Projections represent the views of Moody’s
Source: PON Investor Presentation

As a landlord port, PON’s revenue is 100% related to core port activities of trade facilitation and property leasing. Approximately 60% of revenue is directly derived from coal trade, 25% from property leases, and about 15% from other diversified trade activity. Around 85% of its revenues are contracted under long-term, fixed-price agreements.

Within this, 60% of PON’s revenue is from navigation service charges under 10 year bilateral agreements with coal vessel agents (on behalf of vessel operators) and 25% of revenue is from income under lease agreements that have a remaining weighted average life of 16 years. The majority of leases are inflation-linked, while the navigation service charges under the bilateral agreements increase at the greater of inflation or 4%.

Chart 4. Monthly Trade Report

Source: PON Investor Presentation

Financial Metrics

Financial metrics, including leverage, are relatively high but in line with the general port sector (including Pelabuhan Indonesia II and Port of Melbourne). However, PON is likely to deleverage over 2021-2025, in line with its adherence to an investment-grade rating.

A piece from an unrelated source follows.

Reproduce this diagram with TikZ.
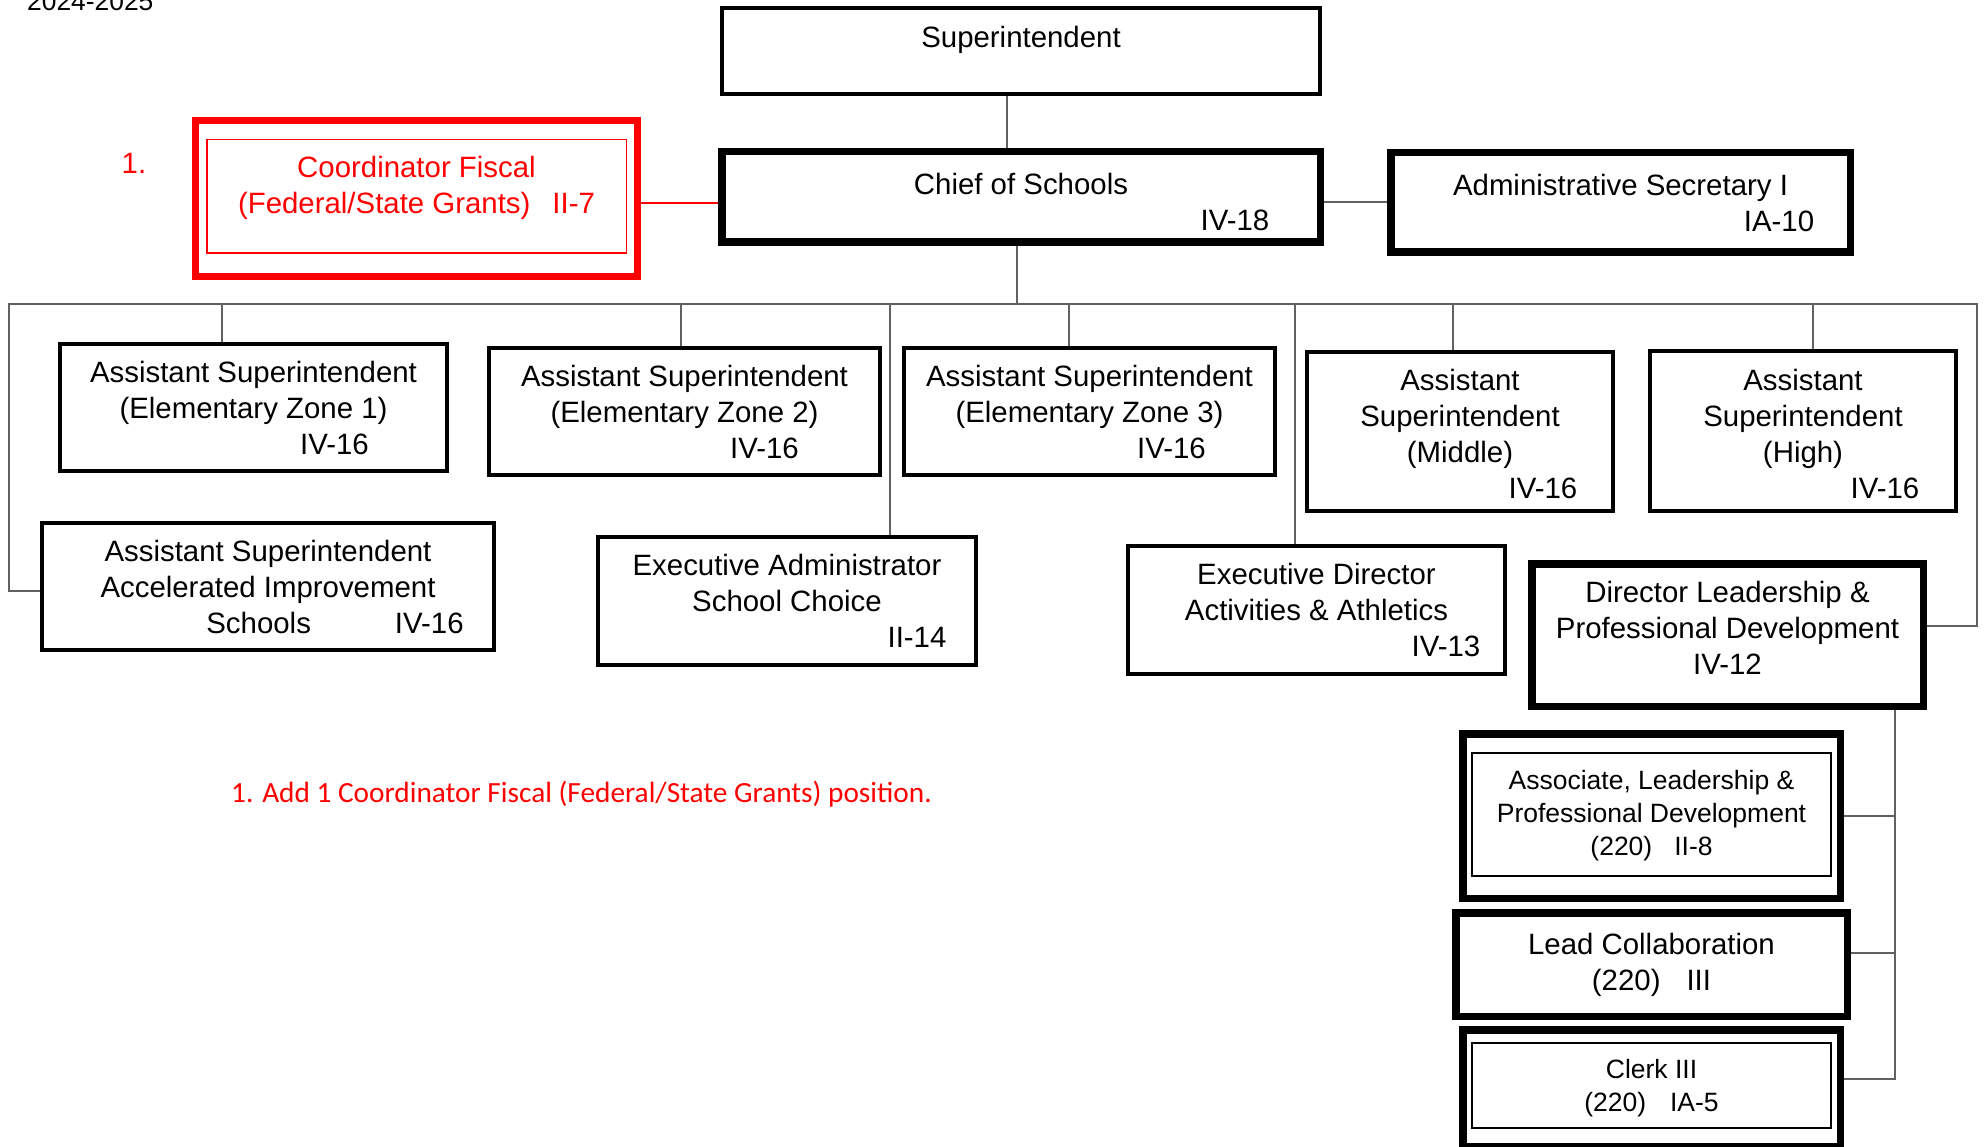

Chart 5. Financial Metrics

Source: Moody’s

PON has an extensive capex plan. The plan includes over AUD250m of projects in 2021-2025, and another AUD250m of projects in 2026-2031. PON’s liquidity and funding policies prioritise preservation of free cashflow (FCF) over distribution to avoid over-reliance on debt to fund capex.

The bonds are senior secured and rank parri passu with PON’s existing senior secured facilities. Investors will benefit from relatively restrictive covenants under the existing syndicated facility agreement (SFA), though these covenants are not part of the bond terms.

The currency-risk exposure is managed by a minimum 5 year hedging instrument on a rolling basis, while interest rate risk is limited to a minimum of 2 years. No debt service reserve account is required under bond terms, but the company’s treasury policies require a reserve equivalent to six months of debt service and operating expenditure.

Relative Value

We believe PON’s inaugural USD 10 year bond offers very good relative value versus the BBB- opportunity set. Based on a clean price of AUD100.5 (yield of 5.8%), it will be in line with the average yield for single-B rated bonds in the Bloomberg Global High Yield Index. BBB- rated Adani Ports and unrated International Container Terminal Services’ 10 year bonds are trading at or around 3.5-3.8%.

Chart 6. BBB- Rated Ports Trade Around 3.5-4% at 10 Year

Source: Bloomberg FIW Function

Ba1/BB/BB+ rated Chinese miner Yanzhou Coal issued a 3 year bond recently at 2.9%, but the deal might have been supported by domestic investors. If we extrapolate this to a 10 year maturity, the implied yield would be around 5-5.5%.